*What you should do*:
Copy out every line containing the word "this".

*Given information*:

-- BEGIN --

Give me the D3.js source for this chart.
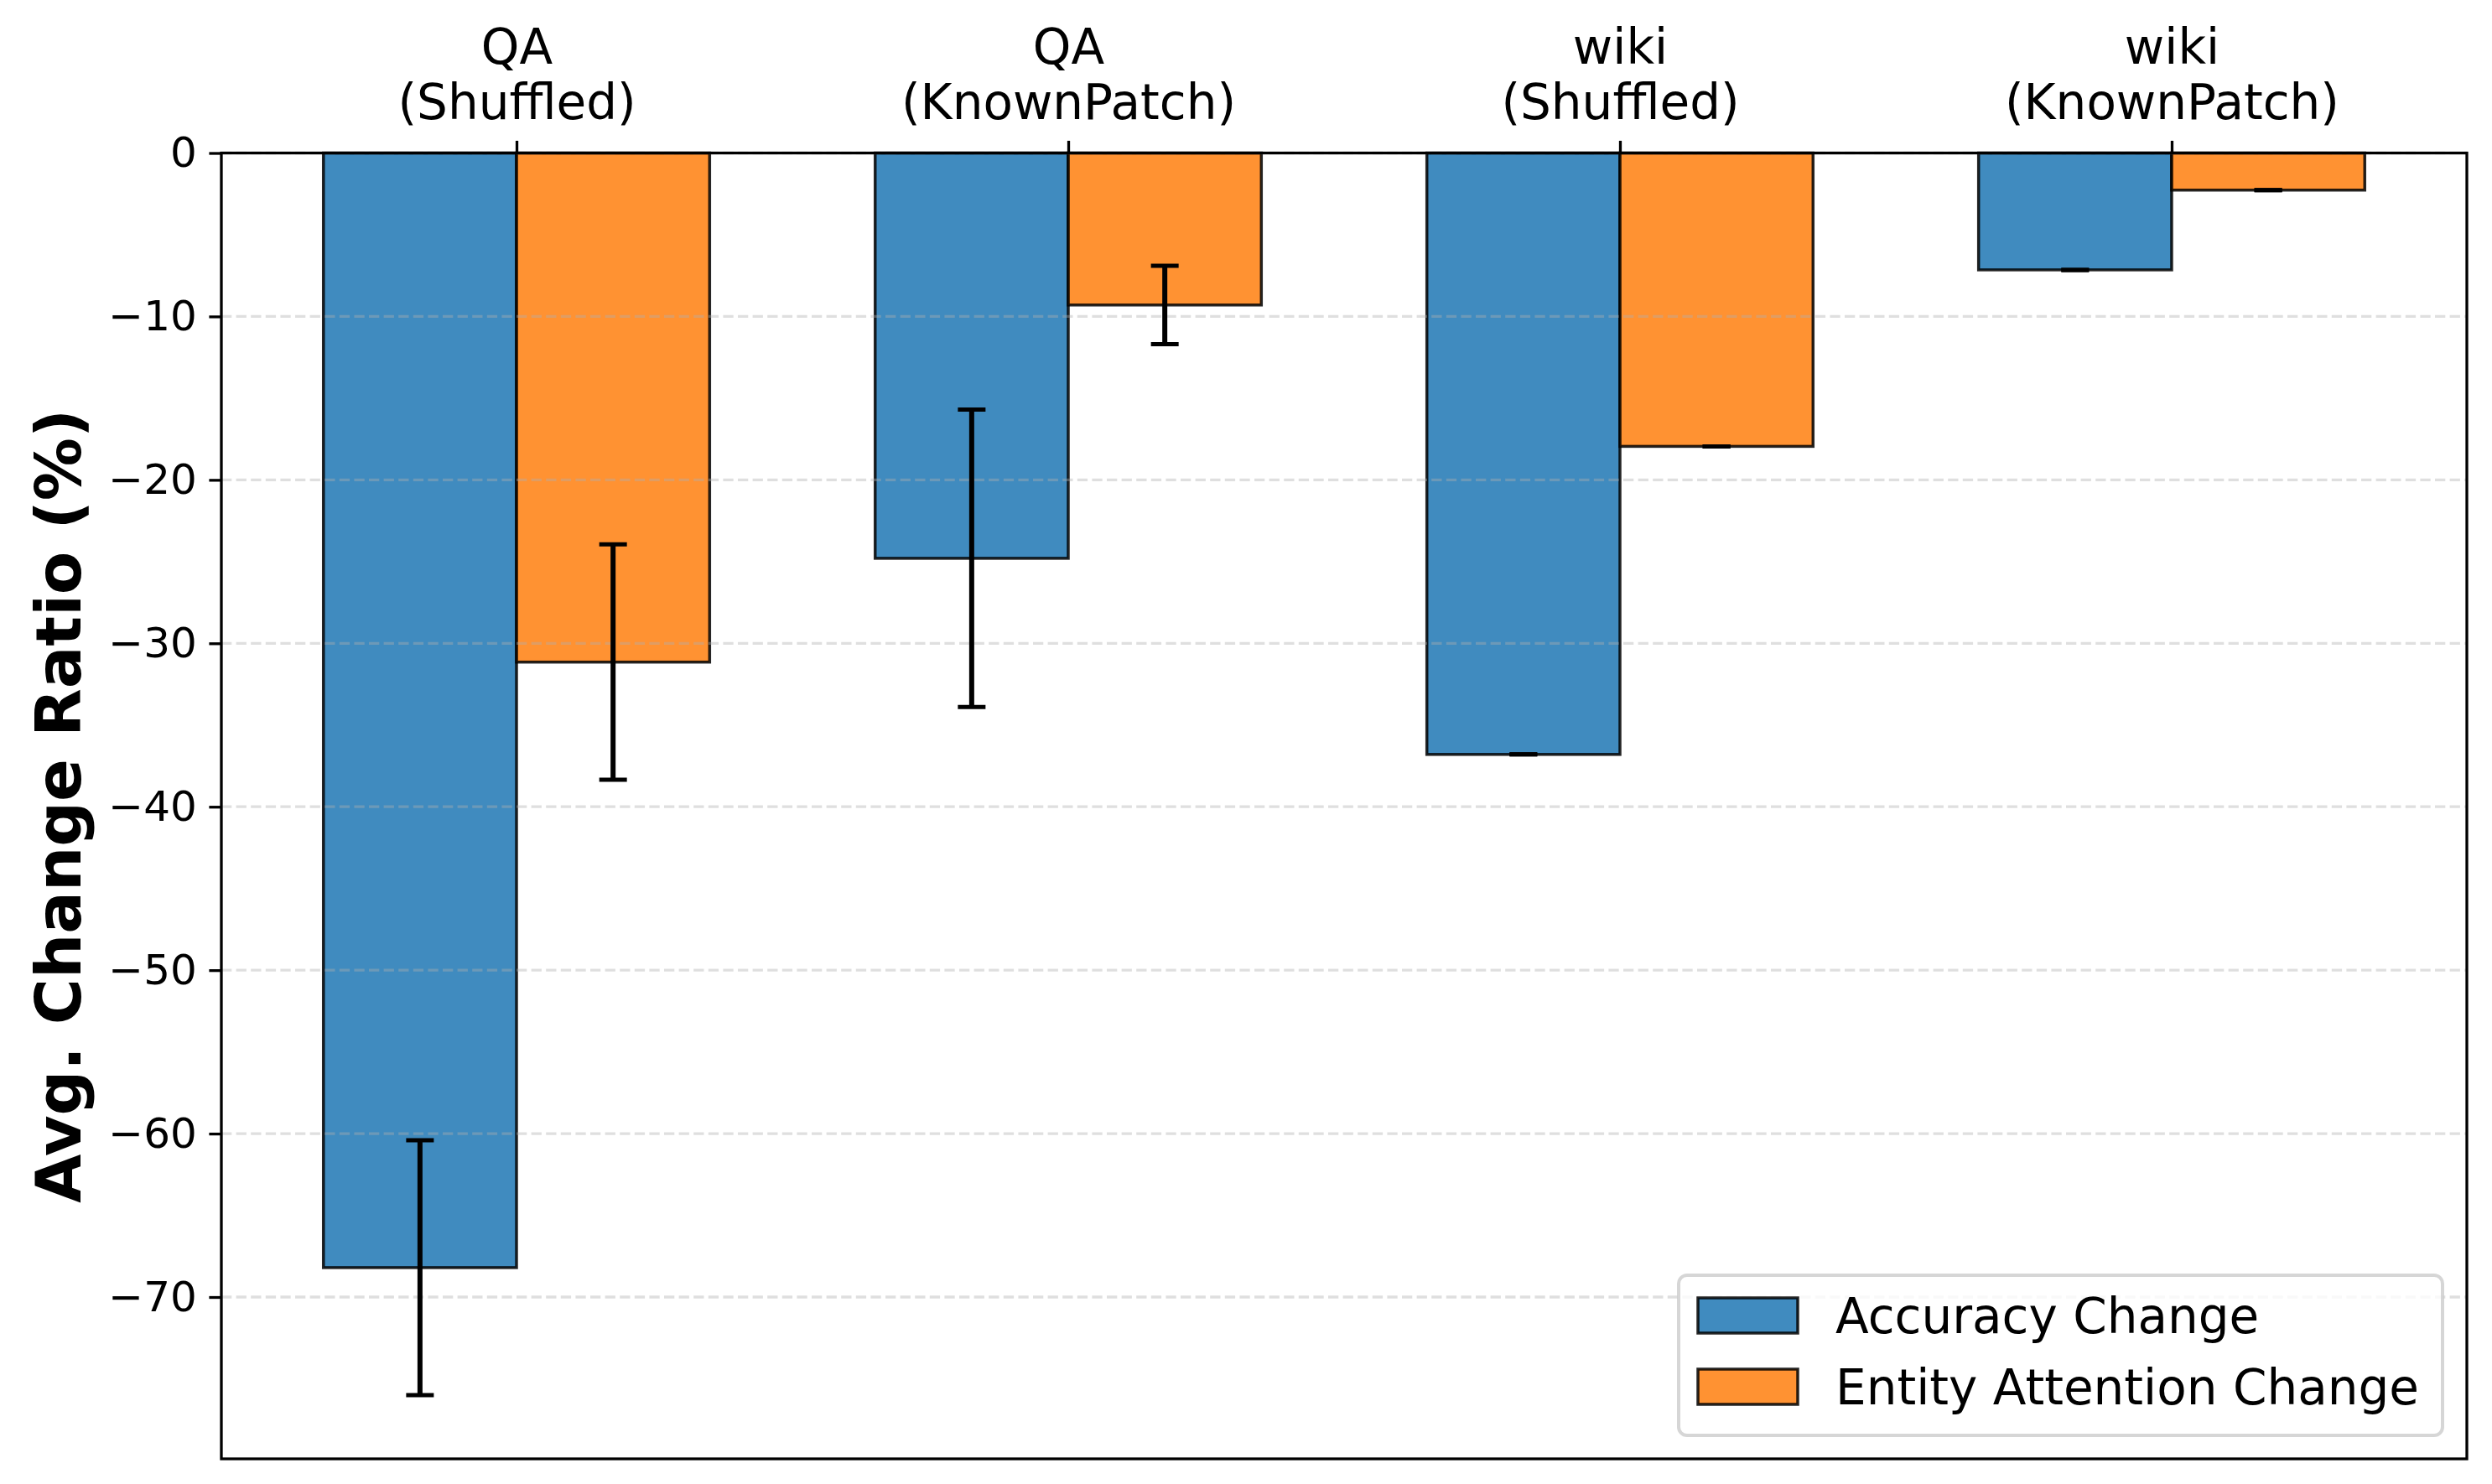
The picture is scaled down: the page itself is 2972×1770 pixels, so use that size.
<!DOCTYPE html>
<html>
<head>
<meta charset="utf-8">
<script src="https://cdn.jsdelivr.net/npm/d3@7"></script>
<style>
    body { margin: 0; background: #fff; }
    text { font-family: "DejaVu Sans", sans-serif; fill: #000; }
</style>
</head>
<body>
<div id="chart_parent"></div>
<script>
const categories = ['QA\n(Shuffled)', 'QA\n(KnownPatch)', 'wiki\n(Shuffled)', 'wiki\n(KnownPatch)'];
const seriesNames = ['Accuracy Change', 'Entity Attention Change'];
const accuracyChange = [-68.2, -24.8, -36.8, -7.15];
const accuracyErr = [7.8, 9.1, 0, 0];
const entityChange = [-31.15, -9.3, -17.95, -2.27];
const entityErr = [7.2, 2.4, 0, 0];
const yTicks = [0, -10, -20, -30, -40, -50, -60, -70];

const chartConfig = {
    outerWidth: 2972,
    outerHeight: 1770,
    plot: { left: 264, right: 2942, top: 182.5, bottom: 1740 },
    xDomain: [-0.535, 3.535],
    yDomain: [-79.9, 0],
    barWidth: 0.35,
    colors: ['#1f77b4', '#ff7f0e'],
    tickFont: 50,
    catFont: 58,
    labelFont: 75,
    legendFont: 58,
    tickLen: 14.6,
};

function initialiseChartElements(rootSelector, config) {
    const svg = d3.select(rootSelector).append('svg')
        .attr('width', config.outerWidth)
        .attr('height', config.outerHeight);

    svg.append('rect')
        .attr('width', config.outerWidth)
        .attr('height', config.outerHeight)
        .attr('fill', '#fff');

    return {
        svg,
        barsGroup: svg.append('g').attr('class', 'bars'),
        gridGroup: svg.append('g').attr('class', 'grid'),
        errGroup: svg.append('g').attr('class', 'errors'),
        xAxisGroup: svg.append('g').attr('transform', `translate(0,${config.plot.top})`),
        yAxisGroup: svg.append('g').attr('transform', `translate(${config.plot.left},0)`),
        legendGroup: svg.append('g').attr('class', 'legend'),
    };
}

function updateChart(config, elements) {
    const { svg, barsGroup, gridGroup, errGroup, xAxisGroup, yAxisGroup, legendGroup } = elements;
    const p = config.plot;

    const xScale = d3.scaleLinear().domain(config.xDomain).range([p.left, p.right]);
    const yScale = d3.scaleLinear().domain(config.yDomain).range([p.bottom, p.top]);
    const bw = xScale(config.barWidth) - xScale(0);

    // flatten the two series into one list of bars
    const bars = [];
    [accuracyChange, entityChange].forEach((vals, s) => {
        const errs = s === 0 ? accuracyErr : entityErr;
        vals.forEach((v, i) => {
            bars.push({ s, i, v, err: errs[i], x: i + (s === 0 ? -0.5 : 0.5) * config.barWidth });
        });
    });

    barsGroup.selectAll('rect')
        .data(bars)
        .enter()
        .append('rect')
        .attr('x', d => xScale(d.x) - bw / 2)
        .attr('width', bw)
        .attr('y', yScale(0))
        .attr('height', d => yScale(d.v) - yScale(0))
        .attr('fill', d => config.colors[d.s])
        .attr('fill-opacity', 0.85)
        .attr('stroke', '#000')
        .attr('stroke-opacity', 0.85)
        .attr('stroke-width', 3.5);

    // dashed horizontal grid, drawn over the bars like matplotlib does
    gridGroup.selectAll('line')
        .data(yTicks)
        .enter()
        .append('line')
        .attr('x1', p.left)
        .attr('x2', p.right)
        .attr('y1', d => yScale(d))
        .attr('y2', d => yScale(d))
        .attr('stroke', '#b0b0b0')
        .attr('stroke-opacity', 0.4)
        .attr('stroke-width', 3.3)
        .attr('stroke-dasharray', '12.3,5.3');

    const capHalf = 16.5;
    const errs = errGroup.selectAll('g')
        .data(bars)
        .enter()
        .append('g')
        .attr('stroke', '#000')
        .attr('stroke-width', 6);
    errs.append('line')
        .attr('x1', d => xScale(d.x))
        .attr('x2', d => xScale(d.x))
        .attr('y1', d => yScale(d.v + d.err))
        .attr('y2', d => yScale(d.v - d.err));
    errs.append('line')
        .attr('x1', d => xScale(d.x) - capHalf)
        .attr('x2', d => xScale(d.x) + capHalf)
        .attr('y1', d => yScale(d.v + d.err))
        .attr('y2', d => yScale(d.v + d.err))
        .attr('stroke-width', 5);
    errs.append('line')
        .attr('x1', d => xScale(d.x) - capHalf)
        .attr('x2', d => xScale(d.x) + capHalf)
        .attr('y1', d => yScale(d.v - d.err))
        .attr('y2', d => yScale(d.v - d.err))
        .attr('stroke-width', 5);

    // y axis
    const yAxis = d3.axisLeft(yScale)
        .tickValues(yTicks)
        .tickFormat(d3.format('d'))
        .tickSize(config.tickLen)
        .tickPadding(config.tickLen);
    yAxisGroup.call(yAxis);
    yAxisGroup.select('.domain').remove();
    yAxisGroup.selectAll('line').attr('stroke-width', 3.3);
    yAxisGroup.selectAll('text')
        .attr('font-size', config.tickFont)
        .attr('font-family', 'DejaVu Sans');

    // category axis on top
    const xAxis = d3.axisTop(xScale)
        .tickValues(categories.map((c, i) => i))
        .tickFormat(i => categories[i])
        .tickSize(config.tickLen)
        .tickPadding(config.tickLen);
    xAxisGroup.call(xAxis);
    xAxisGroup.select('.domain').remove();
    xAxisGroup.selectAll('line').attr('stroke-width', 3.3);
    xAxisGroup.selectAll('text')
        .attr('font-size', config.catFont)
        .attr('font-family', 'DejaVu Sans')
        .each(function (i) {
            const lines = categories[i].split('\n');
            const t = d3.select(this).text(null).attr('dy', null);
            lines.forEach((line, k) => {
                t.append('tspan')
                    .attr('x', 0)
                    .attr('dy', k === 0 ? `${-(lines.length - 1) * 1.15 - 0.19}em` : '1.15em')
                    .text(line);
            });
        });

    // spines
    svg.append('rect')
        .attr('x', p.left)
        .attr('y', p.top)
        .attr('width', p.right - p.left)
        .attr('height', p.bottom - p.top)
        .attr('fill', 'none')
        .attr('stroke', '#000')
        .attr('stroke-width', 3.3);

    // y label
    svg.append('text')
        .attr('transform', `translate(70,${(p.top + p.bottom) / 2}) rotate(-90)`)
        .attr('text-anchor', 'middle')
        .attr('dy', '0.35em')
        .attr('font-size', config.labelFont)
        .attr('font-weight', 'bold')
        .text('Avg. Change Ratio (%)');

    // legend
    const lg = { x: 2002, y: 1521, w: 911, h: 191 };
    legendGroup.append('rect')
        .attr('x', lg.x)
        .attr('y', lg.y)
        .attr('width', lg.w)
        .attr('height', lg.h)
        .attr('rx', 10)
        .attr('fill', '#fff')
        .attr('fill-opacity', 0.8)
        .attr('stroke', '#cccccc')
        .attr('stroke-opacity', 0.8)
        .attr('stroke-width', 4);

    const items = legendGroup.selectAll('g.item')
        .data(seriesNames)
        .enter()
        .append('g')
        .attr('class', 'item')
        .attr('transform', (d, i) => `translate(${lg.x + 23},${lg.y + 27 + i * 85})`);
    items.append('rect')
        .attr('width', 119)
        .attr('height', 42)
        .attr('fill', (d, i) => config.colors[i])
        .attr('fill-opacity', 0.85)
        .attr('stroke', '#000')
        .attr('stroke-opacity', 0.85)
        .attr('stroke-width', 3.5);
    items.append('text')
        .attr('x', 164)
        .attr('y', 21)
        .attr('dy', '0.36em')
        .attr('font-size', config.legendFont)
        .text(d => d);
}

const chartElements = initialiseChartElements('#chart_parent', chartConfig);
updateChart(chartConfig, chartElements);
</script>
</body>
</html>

-- END --

*Correct result*:
Give me the D3.js source for this chart.
            const t = d3.select(this).text(null).attr('dy', null);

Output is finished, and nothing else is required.